Any amended complaint must be written or typed so that it so that it is complete in itself without reference to any earlier filed complaint. E.D. Cal. L.R. 220. This is because an amended complaint supersedes any earlier filed complaint, and once an amended complaint is filed, the earlier filed complaint no longer serves any function in the case. See Forsyth v. Humana, 114 F.3d 1467, 1474 (9th Cir. 1997) (the "'amended complaint supersedes the original, the latter being treated thereafter as non-existent.'") (quoting Loux v. Rhay, 375 F.2d 55, 57 (9th Cir. 1967)).
Any amended complaint should be as concise as possible in fulfilling the above requirements. Fed. R. Civ. P. 8(a). Plaintiff should avoid the inclusion of procedural or factual background which has no bearing on his legal claims. He should also take pains to ensure that his amended complaint is as legible as possible. This refers not only to penmanship, but also spacing and organization. Plaintiff should carefully consider whether each of the defendants he names actually had involvement in the constitutional violations he alleges. A "scattershot" approach in which plaintiff names dozens of defendants will not be looked upon favorably by the court.
Motion for Injunctive Relief
Plaintiff also seeks injunctive relief. ECF No. 15. However, he fails to meet the minimum threshold for merit to satisfy the standard for a preliminary injunction. At an irreducible minimum, he must demonstrate that there is at least a fair chance of success on the merits. Johnson v. California State Board of Accountancy, 72 F.3d 1427, 1430, 1433 (9th Cir. 1995); Sports Form, Inc. v. United Press International, 686 F.2d 750, 753 (9th Cir. 1982). As discussed above, his complaint must be dismissed and at present he has shown no likelihood of success on the merits of any claim. Accordingly, plaintiff's motion for injunctive relief must be denied.
A preliminary injunction represents the exercise of a far reaching power not to be indulged except in a case clearly warranting it. Dymo Indus. v. Tapeprinter, Inc., 326 F.2d 141, 143 (9th Cir.1964). The moving party must prove that he is likely to succeed on the merits, "that he is likely to succeed on the merits, that he is likely to suffer irreparable harm in the absence of preliminary relief, that the balance of equities tips in his favor, and that an injunction is in the public interest." Stormans, Inc. v. Selecky, 586 F.3d 1109, 1127 (9th Cir. 2009) (citing Winter v. Natural Res. Def. Council, Inc., 555 U.S. 7 (2008)). --------
Accordingly, it is ORDERED that:
1. The October 15, 2018 findings and recommendations (ECF No. 11) are vacated.
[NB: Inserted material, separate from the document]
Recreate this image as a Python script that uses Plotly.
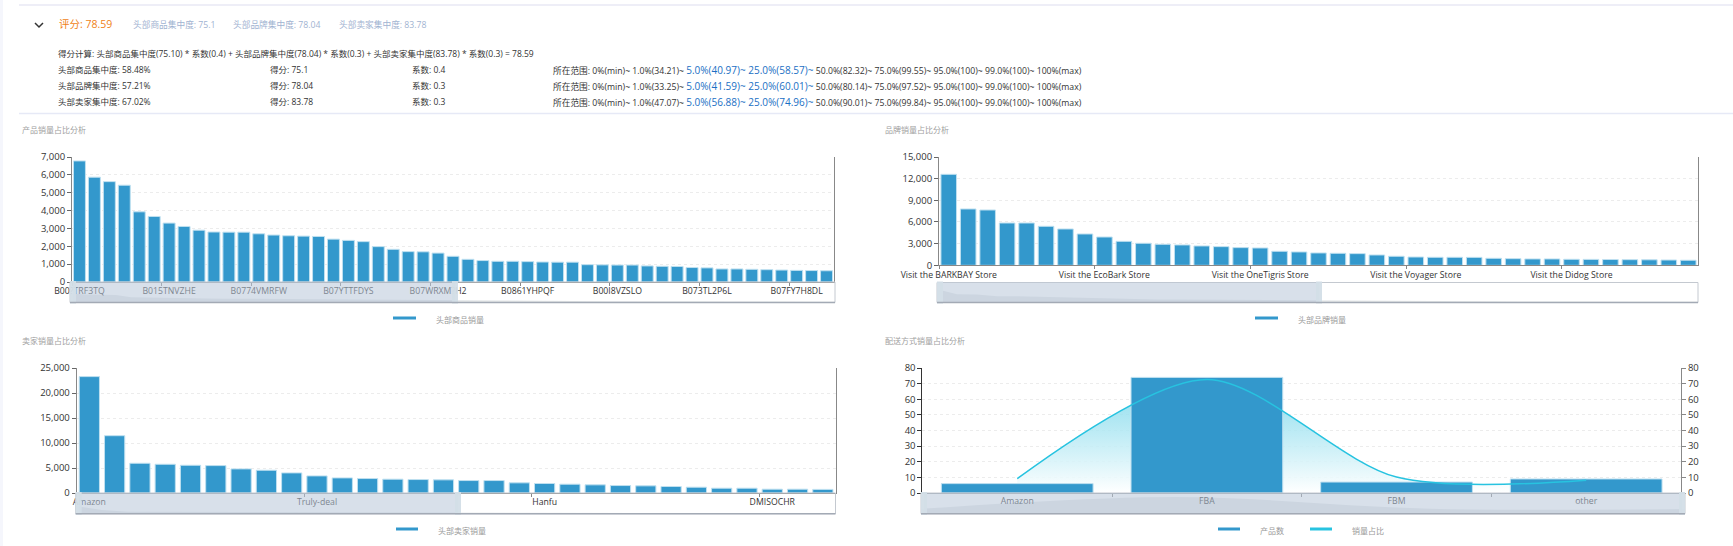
import plotly.graph_objects as go

W = 1733
H = 546
FONT = "Open Sans, Noto Sans CJK SC, sans-serif"

# header text
score_text = "评分: 78.59"
sub_scores = ["头部商品集中度: 75.1", "头部品牌集中度: 78.04", "头部卖家集中度: 83.78"]
formula_text = "得分计算: 头部商品集中度(75.10) * 系数(0.4) + 头部品牌集中度(78.04) * 系数(0.3) + 头部卖家集中度(83.78) * 系数(0.3) = 78.59"
row_names = ["头部商品集中度: 58.48%", "头部品牌集中度: 57.21%", "头部卖家集中度: 67.02%"]
row_scores = ["得分: 75.1", "得分: 78.04", "得分: 83.78"]
row_coefs = ["系数: 0.4", "系数: 0.3", "系数: 0.3"]
p1 = ["34.21", "33.25", "47.07"]
p5 = ["40.97", "41.59", "56.88"]
p25 = ["58.57", "60.01", "74.96"]
p50 = ["82.32", "80.14", "90.01"]
p75 = ["99.55", "97.52", "99.84"]

# product chart
product_labels = ["B00?TRF3TQ", "B015TNVZHE", "B0774VMRFW", "B07YTTFDYS", "B07WRXM?H2",
                  "B0861YHPQF", "B00I8VZSLO", "B073TL2P6L", "B07FY7H8DL"]
product_sales = [6780, 5870, 5620, 5420, 3930, 3670, 3300, 3110, 2900, 2800, 2790, 2790, 2700,
                 2630, 2590, 2570, 2550, 2400, 2330, 2260, 1980, 1830, 1700, 1690, 1620, 1440,
                 1270, 1200, 1160, 1160, 1140, 1120, 1110, 1110, 970, 960, 950, 950, 900, 880,
                 870, 810, 790, 730, 730, 710, 690, 670, 650, 640, 630]

# brand chart
brand_labels = ["Visit the BARKBAY Store", "Visit the EcoBark Store", "Visit the OneTigris Store",
                "Visit the Voyager Store", "Visit the Didog Store"]
brand_sales = [12600, 7800, 7660, 5860, 5860, 5400, 5030, 4340, 3920, 3320, 3050, 2910, 2820, 2680,
               2585, 2450, 2400, 1940, 1850, 1710, 1660, 1615, 1430, 1250, 1150, 1110, 1110, 1100,
               970, 920, 880, 880, 830, 820, 800, 780, 760, 730, 700]

# seller chart
seller_labels = ["Amazon", "Truly-deal", "Hanfu", "DMISOCHR"]
seller_sales = [23280, 11460, 5950, 5750, 5550, 5480, 4820, 4550, 4020, 3420, 3020, 2890, 2760,
                2690, 2630, 2490, 2490, 2030, 1900, 1760, 1630, 1490, 1430, 1300, 1160, 960, 960,
                760, 760, 720]

# delivery chart
delivery_types = ["Amazon", "FBA", "FBM", "other"]
delivery_products = [6, 74, 7, 9]
delivery_share = [9.2, 72.7, 10.2, 8.2]

BAR = "#3398cc"
BAR_EDGE = "#bfe0f0"
LINE = "#27c3e0"
GRID = "#ececec"


def fx(x):
    return x / W


def fy(y):
    return 1 - y / H


fig = go.Figure()
layout = {}
shapes = []
notes = []


def text(x, y, s, size=8.5, color="#333333", anchor="left"):
    # annotations carry about 2.5px of padding on the left
    notes.append(dict(x=fx(x - 2.5), y=fy(y), xref="paper", yref="paper", text=s, showarrow=False,
                      xanchor=anchor, yanchor="middle", align="left",
                      font=dict(family=FONT, size=size, color=color)))


def rect(x0, y0, x1, y1, fill, line=None):
    shapes.append(dict(type="rect", xref="paper", yref="paper", x0=fx(x0), x1=fx(x1), y0=fy(y0), y1=fy(y1),
                       fillcolor=fill, line=dict(width=1 if line else 0, color=line or fill), layer="above"))


def hline(x0, x1, y, color, width=1):
    shapes.append(dict(type="line", xref="paper", yref="paper", x0=fx(x0), x1=fx(x1), y0=fy(y), y1=fy(y),
                       line=dict(color=color, width=width), layer="above"))


def slider(num, left, right, sel_end, top, bottom, values, span, smooth=False):
    # fake data zoom: thumbnail area from the series, then the window over it
    x_name, y_name = f"xaxis{num}", f"yaxis{num}"
    layout[x_name] = dict(domain=[fx(left), fx(right)], range=[0, len(values) - 1], visible=False,
                          anchor=f"y{num}", fixedrange=True)
    layout[y_name] = dict(domain=[fy(bottom), fy(top)], range=[0, span], visible=False,
                          anchor=f"x{num}", fixedrange=True)
    fig.add_trace(go.Scatter(x=list(range(len(values))), y=values, xaxis=f"x{num}", yaxis=f"y{num}",
                             mode="lines", fill="tozeroy", fillcolor="rgba(47,69,84,0.13)",
                             line=dict(width=0, shape="spline" if smooth else "linear"),
                             showlegend=False, hoverinfo="skip"))
    rect(left, top, right, bottom, "rgba(0,0,0,0)", "#c4c9d0")
    rect(left + 3, top, sel_end - 3, bottom, "rgba(184,199,217,0.55)")
    rect(left, top - 1, left + 6, bottom + 1, "rgba(211,222,231,0.95)")
    rect(sel_end - 6, top - 1, sel_end, bottom + 1, "rgba(211,222,231,0.95)")
    hline(left, right, bottom, "#a3aab5", 1.5)


def bar_chart(num, title, title_x, left, right, top, bottom, title_y, values, labels, step, y_max, y_step):
    x_name, y_name = f"xaxis{num}", f"yaxis{num}"
    ids = list(range(len(values)))
    layout[x_name] = dict(domain=[fx(left), fx(right)], range=[-0.5, len(values) - 0.5], anchor=f"y{num}",
                          tickvals=ids[::step], ticktext=labels, ticks="", showgrid=False, showline=True,
                          linecolor="#888888", linewidth=1, ticklabelstandoff=1,
                          tickfont=dict(family=FONT, size=8.7, color="#333333"),
                          minor=dict(tickvals=[i - 0.5 for i in ids[::step]], ticks="outside", ticklen=3,
                                     tickcolor="#888888", showgrid=False))
    layout[y_name] = dict(domain=[fy(bottom), fy(top)], range=[0, y_max], anchor=f"x{num}", dtick=y_step,
                          tickformat=",", ticks="outside", ticklen=4, tickcolor="#666666",
                          showline=True, linecolor="#888888", linewidth=1, mirror=True,
                          gridcolor=GRID, griddash="dot", gridwidth=1, zeroline=False,
                          tickfont=dict(family=FONT, size=9.5, color="#333333"))
    fig.add_trace(go.Bar(x=ids, y=values, xaxis=f"x{num}", yaxis=f"y{num}", width=0.8, showlegend=False,
                         marker=dict(color=BAR, line=dict(color=BAR_EDGE, width=1))))
    text(title_x, title_y, title, size=8, color="#a0a0a0")


# page furniture
rect(0, 0, 3, H, "#f5f6fc")
hline(19, W, 5, "#e8e9f4", 1.5)
hline(19, W, 113.5, "#e6e9f6", 1.5)
shapes.append(dict(type="path", xref="paper", yref="paper", layer="above", line=dict(color="#333333", width=1.5),
                   path=f"M {fx(35)} {fy(23)} L {fx(39)} {fy(27)} L {fx(43)} {fy(23)}"))

text(59, 24, score_text, size=10.5, color="#f07f17")
for x, s in zip([133, 233, 339], sub_scores):
    text(x, 25, s, size=8.7, color="#9fb3d1")
text(58, 53.5, formula_text)

for i, y in enumerate([69.5, 85.5, 101.5]):
    text(58, y, row_names[i])
    text(270, y, row_scores[i])
    text(412, y, row_coefs[i])
    text(553, y, f"所在范围: 0%(min)~ 1.0%({p1[i]})~ "
                 f"<span style='color:#1a6fc4;font-size:10px'>5.0%({p5[i]})~ 25.0%({p25[i]})~</span> "
                 f"50.0%({p50[i]})~ 75.0%({p75[i]})~ 95.0%(100)~ 99.0%(100)~ 100%(max)", size=8.7)

# product / brand / seller charts
bar_chart(1, "产品销量占比分析", 22, 72, 834, 157, 282, 129, product_sales, product_labels, 6, 7000, 1000)
slider(11, 70, 835, 458, 282, 302.5, product_sales, 15000)
bar_chart(2, "品牌销量占比分析", 885, 939, 1698, 157, 265.3, 129, brand_sales, brand_labels, 8, 15000, 3000)
slider(12, 937, 1698, 1322, 282.5, 302.5, brand_sales, 19000)
bar_chart(3, "卖家销量占比分析", 22, 76.7, 835.5, 368, 493, 340, seller_sales, seller_labels, 9, 25000, 5000)
slider(13, 75.7, 835.5, 461, 493, 513.7, seller_sales, 63000)

# delivery chart: fill under the bars, line over them
cat_ids = list(range(len(delivery_types)))
layout["xaxis4"] = dict(domain=[fx(922.4), fx(1681)], range=[-0.5, 3.5], anchor="y4", tickvals=cat_ids,
                        ticktext=delivery_types, ticks="", showgrid=False, showline=True, linecolor="#888888",
                        tickfont=dict(family=FONT, size=8.7, color="#333333"),
                        minor=dict(tickvals=[i + 0.5 for i in cat_ids[:-1]], ticks="outside", ticklen=3,
                                   tickcolor="#888888", showgrid=False))
layout["yaxis4"] = dict(domain=[fy(493), fy(368)], range=[0, 80], anchor="x4", dtick=10, ticks="outside", ticklen=4,
                        tickcolor="#333333", showline=True, linecolor="#333333", gridcolor=GRID, griddash="dot",
                        zeroline=False, tickfont=dict(family=FONT, size=9.5, color="#333333"))
layout["yaxis5"] = dict(overlaying="y4", range=[0, 80], visible=False, anchor="x4")
layout["yaxis6"] = dict(overlaying="y4", side="right", range=[0, 80], anchor="x4", dtick=10, ticks="outside", ticklen=4,
                        tickcolor="#888888", showline=True, linecolor="#888888", showgrid=False, zeroline=False,
                        tickfont=dict(family=FONT, size=9.5, color="#333333"))
fig.add_trace(go.Scatter(x=cat_ids, y=delivery_share, xaxis="x4", yaxis="y4", mode="lines", fill="tozeroy",
                         line=dict(width=0, shape="spline", smoothing=0.85),
                         fillgradient=dict(type="vertical",
                                           colorscale=[[0, "rgba(255,255,255,0.9)"], [1, "rgba(110,212,233,0.8)"]]),
                         showlegend=False, hoverinfo="skip"))
fig.add_trace(go.Bar(x=cat_ids, y=delivery_products, xaxis="x4", yaxis="y5", width=0.8, showlegend=False,
                     marker=dict(color=BAR, line=dict(color=BAR_EDGE, width=1))))
fig.add_trace(go.Scatter(x=cat_ids, y=delivery_share, xaxis="x4", yaxis="y6", mode="lines",
                         line=dict(color=LINE, width=1.5, shape="spline", smoothing=0.85), showlegend=False))
text(885, 340, "配送方式销量占比分析", size=8, color="#a0a0a0")
slider(14, 921, 1685, 1685, 493, 513.7, [v + 17 for v in delivery_share], 112, smooth=True)

# legends
for x0, x1, tx, y, s, c in [(393, 416, 436, 318, "头部商品销量", BAR), (1255, 1278, 1298, 318, "头部品牌销量", BAR),
                            (396, 418, 438, 529, "头部卖家销量", BAR), (1218, 1240, 1260, 529, "产品数", BAR),
                            (1310, 1332, 1352, 529, "销量占比", LINE)]:
    hline(x0, x1, y, c, 3)
    text(tx, y + 1, s, size=8, color="#999999")

fig.update_layout(width=W, height=H, margin=dict(l=0, r=0, t=0, b=0, autoexpand=False), paper_bgcolor="white",
                  plot_bgcolor="white", barmode="overlay", shapes=shapes, annotations=notes, showlegend=False,
                  **layout)

fig.write_html("out.html", config={"displayModeBar": False}, post_script="document.body.style.margin='0';")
2. Plaintiff's motion for an extension of time to file an in forma pauperis application (ECF No. 14) is granted.
3. Plaintiff's application to proceed in forma pauperis (ECF No. 18) is granted.
4. Plaintiff shall pay the statutory filing fee of $350. All payments shall be collected in accordance with the notice to the California Department of Corrections and Rehabilitation filed concurrently herewith.
5. Plaintiff's complaint (ECF No. 1) is DISMISSED with leave to amend within 30 days of service of this order; and
6. Failure to comply with this order may result in dismissal of this action.
Further, IT IS RECOMMENDED that plaintiff's motion for injunctive relief (ECF No. 15) be denied.
These findings and recommendations are submitted to the United States District Judge assigned to the case, pursuant to the provisions of 28 U.S.C. § 636(b)(1). Within fourteen days after being served with these findings and recommendations, any party may file written objections with the court and serve a copy on all parties. Such a document should be captioned "Objections to Magistrate Judge's Findings and Recommendations." Failure to file objections within the specified time may waive the right to appeal the District Court's order. Turner v. Duncan, 158 F.3d 449, 455 (9th Cir. 1998); Martinez v. Ylst, 951 F.2d 1153 (9th Cir. 1991). Dated: February 11, 2019.